Bunked conjecture was debunkbed? That's crazy

Breaking News: The Bunkbed Conjecture was just debunked. now it's just two single beds next to each other.

Now to find smallest example and make the conjecture a theorem given number of vertices < smallest counterexample :)

So frustrating! I almost proved it. I tried replacing the vertices in question with 100 spoke graphs, then 200 spokes, 300, all the way to 1200 and then I gave up. Only FOUR MORE!

Now that there is a counterexample, the hunt can begin to find the *smallest* counterexample. :D

Now I want to contact my math friend (a large-dimension graphs & algebraic top. guy, among other related areas over my head) and ask him how much this impacts the work he has done (and which is in use all over the planet...)

So now that it is debunked we're left with just the Bed conjecture?

Holy Exponential runtime complexity, Batman!

Which explains why the natural neural network architecture is so different from the artificial one. Cheers!

I wanna see this guy tackle the twin prime conjecture.

Don't ask me how or why, but here's a poem about the news (spoilers: it's *really* bad) beyond mind, reason, and time would the bunkbed theorem reside but then the men of intellect united they had sought to defect so they searched for what doesn't conform but still had the specified form soon though they found it was for naught for live to check all of them, they could not so they enlisted a mechanical mind it could think forever, in finite time the machine showed them the special graph a design that paved a solution's path one edge connected many points on its own they could easily go against their foe so they were changed into what the foe specified two nodes per edge, not three or nine each special edge became a thousand or more but the whole had its properties as before thus, the theorem is disproven through seven thousand points interwoven the men cheered after their battle a decade old foe slain by a mind of metal thought this victory was not greatly desired yet it is still a story of which to admire

What struck ME: the two connected graphs are PLANAR. Do you realize how rare planar graphs are? Planar graphs on 7222 vertices? That's the mathematical equivalent of a miracle.

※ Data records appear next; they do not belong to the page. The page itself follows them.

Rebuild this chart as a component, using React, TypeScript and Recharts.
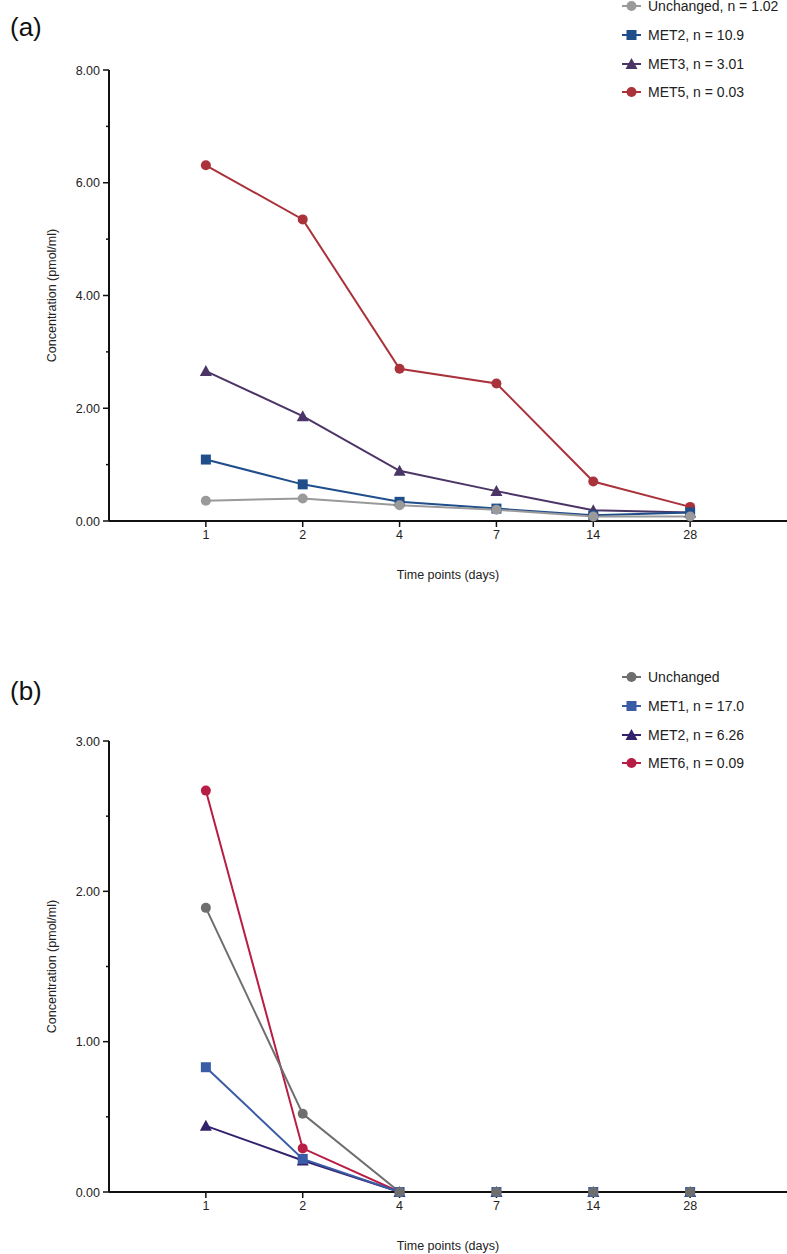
import React from "react";
import { LineChart, Line, XAxis, YAxis, Legend } from "recharts";

const timeLabels = ["1", "2", "4", "7", "14", "28"];

// Panel (a)
const unchangedA = [0.36, 0.40, 0.28, 0.20, 0.08, 0.08];
const met2A = [1.09, 0.65, 0.34, 0.22, 0.10, 0.15];
const met3A = [2.66, 1.86, 0.89, 0.53, 0.19, 0.15];
const met5A = [6.31, 5.35, 2.70, 2.44, 0.70, 0.25];
const yTicksA = [0, 1, 2, 3, 4, 5, 6, 7, 8];

// Panel (b)
const unchangedB = [1.89, 0.52, 0, 0, 0, 0];
const met1B = [0.83, 0.22, 0, 0, 0, 0];
const met2B = [0.44, 0.21, 0, 0, 0, 0];
const met6B = [2.67, 0.29, 0, 0, 0, 0];
const yTicksB = [0, 0.5, 1, 1.5, 2, 2.5, 3];

const FONT = "'Liberation Sans', Arial, sans-serif";

type Shape = "circle" | "square" | "triangle";
type Series = { key: string; name: string; color: string; shape: Shape; values: number[] };

const seriesA: Series[] = [
  { key: "unchanged", name: "Unchanged, n = 1.02", color: "#9a9a9a", shape: "circle", values: unchangedA },
  { key: "met2", name: "MET2, n = 10.9", color: "#1f4e8b", shape: "square", values: met2A },
  { key: "met3", name: "MET3, n = 3.01", color: "#4a3566", shape: "triangle", values: met3A },
  { key: "met5", name: "MET5, n = 0.03", color: "#a9323b", shape: "circle", values: met5A },
];

const seriesB: Series[] = [
  { key: "unchanged", name: "Unchanged", color: "#6e6e6e", shape: "circle", values: unchangedB },
  { key: "met1", name: "MET1, n = 17.0", color: "#3a5ba6", shape: "square", values: met1B },
  { key: "met2", name: "MET2, n = 6.26", color: "#33216e", shape: "triangle", values: met2B },
  { key: "met6", name: "MET6, n = 0.09", color: "#b81d45", shape: "circle", values: met6B },
];

const buildRows = (series: Series[]) =>
  timeLabels.map((_, i) => {
    const row: Record<string, number> = { x: i + 1 };
    series.forEach((s) => (row[s.key] = s.values[i]));
    return row;
  });

const marker = (shape: Shape, color: string, cx: number, cy: number, key?: string | number) => {
  if (shape === "square") return <rect key={key} x={cx - 5} y={cy - 5} width={10} height={10} fill={color} />;
  if (shape === "triangle")
    return <polygon key={key} points={`${cx},${cy - 6} ${cx - 6},${cy + 5} ${cx + 6},${cy + 5}`} fill={color} />;
  return <circle key={key} cx={cx} cy={cy} r={5} fill={color} />;
};

const makeDot = (s: Series) => (props: any) => {
  const { cx, cy, index } = props;
  if (cx == null || cy == null) return <g key={`e${index}`} />;
  return marker(s.shape, s.color, cx, cy, `${s.key}-${index}`);
};

const makeYTick = (isMajor: (v: number) => boolean) => (props: any) => {
  const { x, y, payload } = props;
  const axisX = x + 8;
  const major = isMajor(payload.value);
  return (
    <g>
      <line x1={axisX - (major ? 6 : 3)} x2={axisX} y1={y} y2={y} stroke="#111" strokeWidth={1.5} />
      {major && (
        <text x={x - 1} y={y} dy={4.5} textAnchor="end" fontSize={12.5} fill="#222" fontFamily={FONT}>
          {payload.value.toFixed(2)}
        </text>
      )}
    </g>
  );
};

const makeXTick = (props: any) => {
  const { x, y, payload } = props;
  return (
    <text x={x} y={y} dy={10} textAnchor="middle" fontSize={12.5} fill="#222" fontFamily={FONT}>
      {timeLabels[payload.value - 1]}
    </text>
  );
};

const makeLegend = (series: Series[]) => () => (
  <div style={{ fontFamily: FONT }}>
    {series.map((s) => (
      <div key={s.key} style={{ display: "flex", alignItems: "center", height: 28.7 }}>
        <svg width={24} height={14} style={{ marginRight: 4 }}>
          <line x1={2} x2={21} y1={7} y2={7} stroke={s.color} strokeWidth={2} />
          {marker(s.shape, s.color, 11.5, 7)}
        </svg>
        <span style={{ fontSize: 14, color: "#222", whiteSpace: "nowrap" }}>{s.name}</span>
      </div>
    ))}
  </div>
);

type PanelProps = {
  series: Series[];
  height: number;
  marginTop: number;
  marginBottom: number;
  yMax: number;
  yTicks: number[];
  isMajor: (v: number) => boolean;
  legendTop: number;
  drawOrder: string[];
};

const Panel = ({ series, height, marginTop, marginBottom, yMax, yTicks, isMajor, legendTop, drawOrder }: PanelProps) => {
  const rows = buildRows(series);
  const ordered = drawOrder.map((k) => series.find((s) => s.key === k)!);
  return (
    <LineChart
      width={787}
      height={height}
      data={rows}
      margin={{ top: marginTop, right: 0, bottom: marginBottom, left: 0 }}
      style={{ fontFamily: FONT }}
    >
      <XAxis
        dataKey="x"
        type="number"
        domain={[0, 7]}
        ticks={[1, 2, 3, 4, 5, 6]}
        interval={0}
        height={60}
        axisLine={{ stroke: "#111", strokeWidth: 2 }}
        tickLine={{ stroke: "#111", strokeWidth: 1.5 }}
        tickSize={6}
        tickMargin={2}
        tick={makeXTick}
        label={{
          value: "Time points (days)",
          position: "insideBottom",
          offset: 2,
          fontSize: 12.5,
          fill: "#222",
          fontFamily: FONT,
        }}
      />
      <YAxis
        type="number"
        domain={[0, yMax]}
        ticks={yTicks}
        interval={0}
        width={109}
        axisLine={{ stroke: "#111", strokeWidth: 2 }}
        tickLine={false}
        tickSize={6}
        tickMargin={2}
        tick={makeYTick(isMajor)}
        label={{
          value: "Concentration (pmol/ml)",
          angle: -90,
          position: "insideLeft",
          offset: 52,
          fontSize: 12.5,
          fill: "#222",
          fontFamily: FONT,
          style: { textAnchor: "middle" },
        }}
      />
      <Legend
        layout="vertical"
        align="center"
        verticalAlign="middle"
        content={makeLegend(series)}
        wrapperStyle={{ position: "absolute", top: legendTop, left: 620, width: 167, height: 116 }}
      />
      {ordered.map((s) => (
        <Line
          key={s.key}
          dataKey={s.key}
          name={s.name}
          type="linear"
          stroke={s.color}
          strokeWidth={2}
          dot={makeDot(s)}
          activeDot={false}
          isAnimationActive={false}
          legendType="none"
        />
      ))}
    </LineChart>
  );
};

export default function App() {
  return (
    <div style={{ position: "absolute", left: 0, top: 0, width: 787, height: 1254, background: "#fff", fontFamily: FONT }}>
      <div style={{ position: "absolute", left: 0, top: 0 }}>
        <Panel
          series={seriesA}
          height={640}
          marginTop={70}
          marginBottom={59}
          yMax={8}
          yTicks={yTicksA}
          isMajor={(v) => v % 2 === 0}
          legendTop={-8}
          drawOrder={["met5", "met3", "met2", "unchanged"]}
        />
      </div>
      <div style={{ position: "absolute", left: 10, top: 12, fontSize: 26, color: "#111" }}>(a)</div>
      <div style={{ position: "absolute", left: 0, top: 640 }}>
        <Panel
          series={seriesB}
          height={614}
          marginTop={101}
          marginBottom={2}
          yMax={3}
          yTicks={yTicksB}
          isMajor={(v) => Number.isInteger(v)}
          legendTop={23}
          drawOrder={["met6", "met2", "met1", "unchanged"]}
        />
      </div>
      <div style={{ position: "absolute", left: 10, top: 676, fontSize: 26, color: "#111" }}>(b)</div>
    </div>
  );
}
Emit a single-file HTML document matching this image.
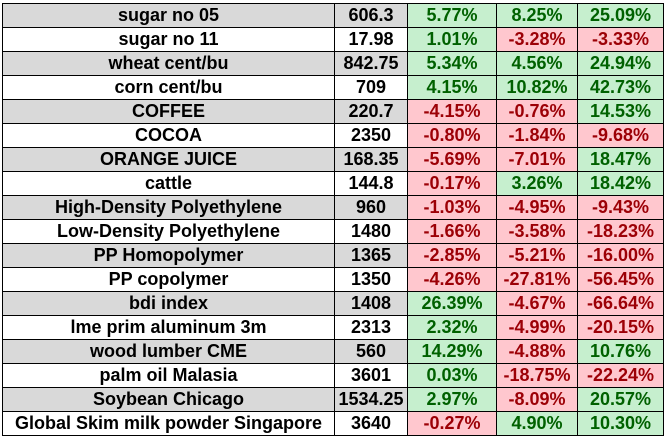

In your experience, how often do conjectures like this get resolved?

Have weaker forms of the conjecture been proven such as "if there's only one post" or "if you can only travel along a post once"? A conjecture I'll toss is that if at least 1 post exists along every possible path from u to v, the probability of reaching v or v1 will always be equal. Edit: I suddenly realize I've just been assuming the posts themselves never fade. As a followup, I think that if posts have a chance to fade, and there is at least 1 post along every possible path, the chance to reach v would always be higher, never equal.

They should get the Nobel Prize in physics. That's what all the cools non-physicist kids are getting these days.

Now I’m curious what the smallest counterexample to the bunkbed conjecture is

I feel like the specific subtype of the problem, whether either an edge or its corresponding edge must be removed, is pushing the probabilities a lot to be closer together. A bad layout on your starting plane raises the chances of there being a good path on the other plane. Even more so if you, instead, selected n random edges across both networks and removed those.